Spinning mills are thus operating under constrained raw‑material conditions, with mills forced either to pay up for domestic supplies or consider imports where quality is more consistent. While yarn exports remain relatively resilient thanks to ongoing Chinese demand, value‑added textile and garment exports are under pressure as weak global demand and geopolitical disruptions in West Asia weigh on new orders.
📊 Policy, Trade & Fundamentals
To address the imbalance, industry bodies are urging the government to suspend the 11% import duty on raw cotton during the lean supply window from May to October. Stakeholders argue that a targeted, time‑bound exemption would help stabilise domestic prices, ensure adequate mill supplies and shore up export competitiveness without materially hurting farmers, as most local stocks are typically sold by end‑March.
Past duty waivers have shown that tariff relief quickly translates into lower landed costs and improved liquidity for mills, with recent announcements of temporary duty suspensions already triggering positive reactions in listed textile stocks. However, industry representatives estimate that beyond the roughly 3 million bales already imported under earlier exemptions, an additional 3 million bales may still be needed this year to prevent shortages and excessive price volatility.
🌦️ Weather & Crop Outlook
The immediate tightness is rooted in last season’s untimely rains, which not only trimmed yields but also impaired fibre quality, especially in key producing belts. With the new crop still months away, the market is effectively in a classic off‑season squeeze, where any delay or disappointment in the upcoming monsoon would further amplify concerns over the 2026/27 balance sheet.
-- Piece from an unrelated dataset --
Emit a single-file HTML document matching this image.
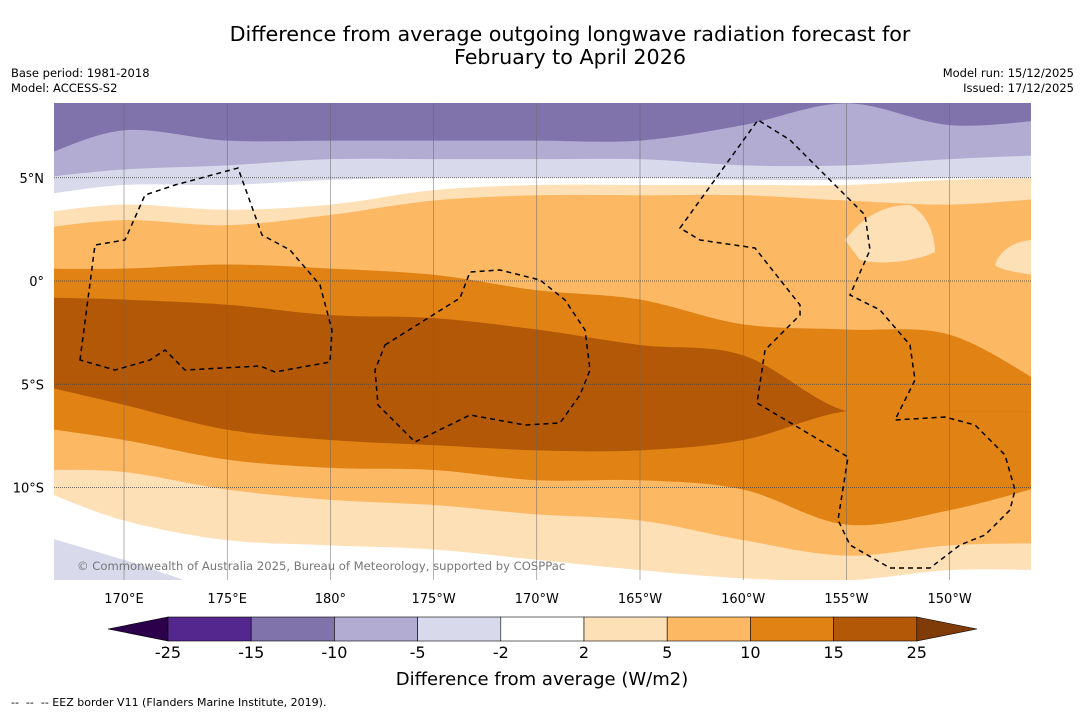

Global agencies are signalling a transition towards more neutral ENSO conditions through mid‑2026, which could cap weather‑related downside risk for world production but does little to alleviate India’s near‑term quality constraints or its domestic supply gap. Until clearer guidance emerges on acreage and early crop conditions, mills are likely to maintain cautious raw‑material coverage.
📌 Impact Along the Value Chain
The price surge is hitting downstream segments hardest. Garment exporters, reliant on fabric and yarn inputs, have limited room to pass on higher cotton costs to international buyers in a fiercely competitive market. Long‑term export contracts, often priced months in advance, leave little flexibility to renegotiate when raw‑material prices spike.
Spinning mills are caught between elevated input costs and weak pricing power on finished yarn, especially for contracts already committed. While some relief comes from stable yarn exports into China, domestic and regional fabric and apparel margins are being compressed, raising the risk of production cuts or reduced operating rates if cotton prices stay high for an extended period.
🧮 Key Price References (indicative, in EUR)
| Market | Contract / Type | Approx. Price (EUR) | Comment |
|---|---|---|---|
| ICE New York | Nearby futures | ≈ €1.35–€1.45/kg | Firm, supported by Asian mill demand & short covering |
| India (domestic) | Benchmark lint (equiv.) | Above earlier-season levels | Rally driven by 4‑million‑bale supply gap & quality issues |
📆 Short-Term Outlook & Trading Takeaways
In the near term, the balance of risks for cotton prices in and into India remains skewed to the upside or, at best, sideways at elevated levels, given the domestic production deficit, quality tightness and still‑firm global benchmarks. Any decisive government move to reintroduce or extend duty‑free imports for the May–October lean season would be the key bearish catalyst, potentially capping domestic prices and easing mill margins.
🎯 Strategy Pointers
- Spinning mills: Secure at least several weeks of cotton coverage ahead of the lean season, while actively evaluating import options in anticipation of possible duty relief; hedge price risk on ICE where feasible.
- Garment & home‑textile exporters: Prioritise shorter‑tenor contracts and incorporate price‑adjustment clauses where possible; consider partial fibre diversification or blend optimisation to mitigate cotton cost spikes.
- Buy‑side users (fabric mills, brand sourcing teams): Use any policy‑driven or speculative dips to lock in volumes, as sustained low prices appear unlikely until new‑crop clarity improves.
📉 3‑Day Directional View (EUR terms)
- ICE futures: Bias mildly firm to range‑bound, with dips likely to attract mill and trade buying around recent levels.
- India domestic spot: Stable to firmer, supported by tight quality supplies and ongoing uncertainty over the timing and scope of fresh import‑duty waivers.
- Export parity (FOB India yarn/textiles): Margins remain compressed; any incremental rise in raw cotton costs is more likely to hit producer profitability than end‑buyer prices in the very short term.